I'm trying to search and replace words in a long string in FIOC.
(pseudocode)
for i between 0 and 10:
str = str.replace(words[i], replacements[i])
However, since strings are immutable, the string is copied each time and is slow. Since the length of the words are exactly the same as the replacements, I would like to edit the original string directly. Is that possible somehow?
Name:
Anonymous2010-03-18 21:22
Use list comprehensions: words = [word for word in str]
Then just search for each word you want to remove (say `foo') and remove it from the list:
while words.count('foo') > 1:
words.remove('foo')
words.remove('foo')
When you're done, just join the list: str = ' '.join(words)
or don't use FIOC
Name:
Anonymous2010-03-18 21:22
>>1
Turn it into a char array, loop the array to replace words manually, then load it back into the original String object.
Name:
Anonymous2010-03-18 21:27
>>2
Oops. Since you want to replace the words, change the second part to: for old_word,new_word in zip(words,replacements):
i = str.index(old_word)
str[i] = new_word
also str in this case is the list of words
Name:
Anonymous2010-03-18 21:32
>>4
put a while loop in that to search for multiple occurrences of old_word too.
Name:
Anonymous2010-03-18 21:34
interface with C code and use psyco
Name:
Anonymous2010-03-18 21:36
>>2 >>3 >>4
Thanks. Will benchmark these approaches later.
Name:
Anonymous2010-03-18 22:02
>>4
One thing I should say is that
When I want to replace "aaa" with "bbb", I need it to work with "aaa123aaa" -> "bbb123bbb" as well. I don't think this code will do this at the moment.
I wrote some script like this a few months ago. It did a few MB/second, and had some 50 search/replace strings.
I've used CL-PPCRE, first I built the search queries with cl-ppcre:create-scanner which builds a compiled closure which searches for my regexp, and then mass-replaced with cl-ppcre:cl-ppcre:regex-replace-all. Performance was rather good and it solved my problem rather well.

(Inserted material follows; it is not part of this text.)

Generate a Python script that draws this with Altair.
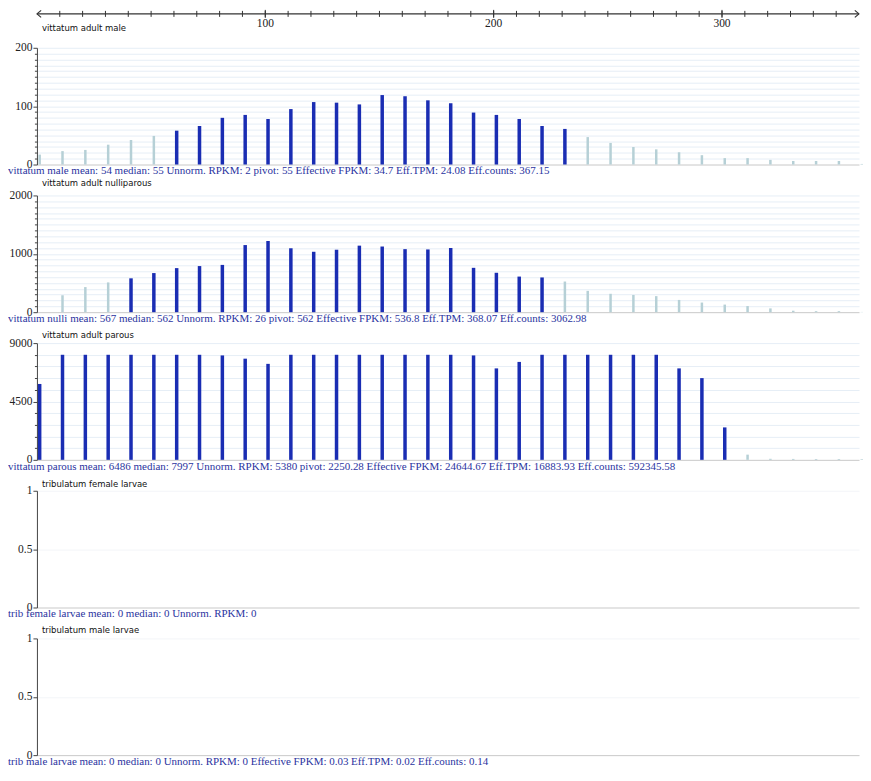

>>9 ppcre:regex-replace-all
Peformance was rather good
No. For a fixed relatively small set of strings custom BM or similar is a much better approach, and will often be the _only_ feasible approach.
>>11
Of course I would expect better performance for a customized search and replace that does not involve the complexities involved with regexps, but in my case:
1) I did 50 search/replace requests over my data repeatedly and was pulling a few MB/sec. That's more than enough for me
2) cl-ppcre's compiled queries are rather fast, and I don't think in case of simple queries for a string, it would be that much slower.

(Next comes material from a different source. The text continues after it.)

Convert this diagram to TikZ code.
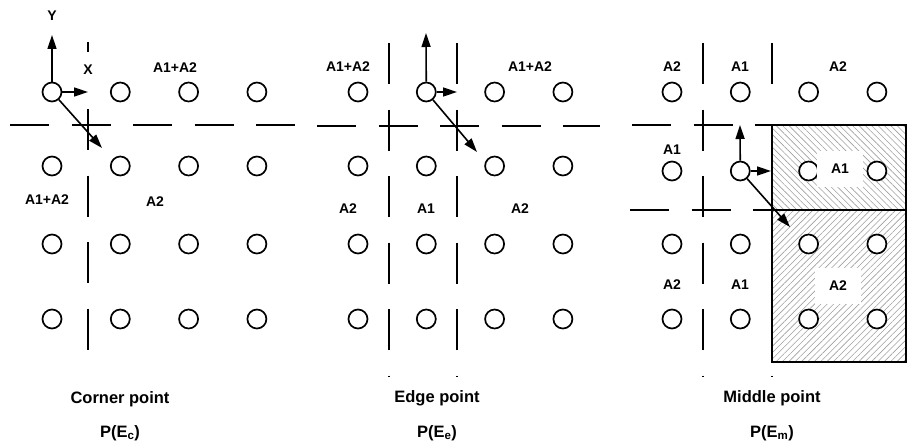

Of course, I could have written an optimized solution in C, which did ONLY what was needed and nothing more, but why would I invest the extra time to code something like that when CL-PPCRE already offered me more performance than I needed?
>>11
Isn't a custom Boltzmann machine kind of overkill for string replacement?
Name:
Anonymous2010-03-19 5:17
>>13
It's probably possible and may in fact be very efficient.1
I was, however, referring to Boyer-Moore integrated with some kind of suffix-trie to enable a single pass.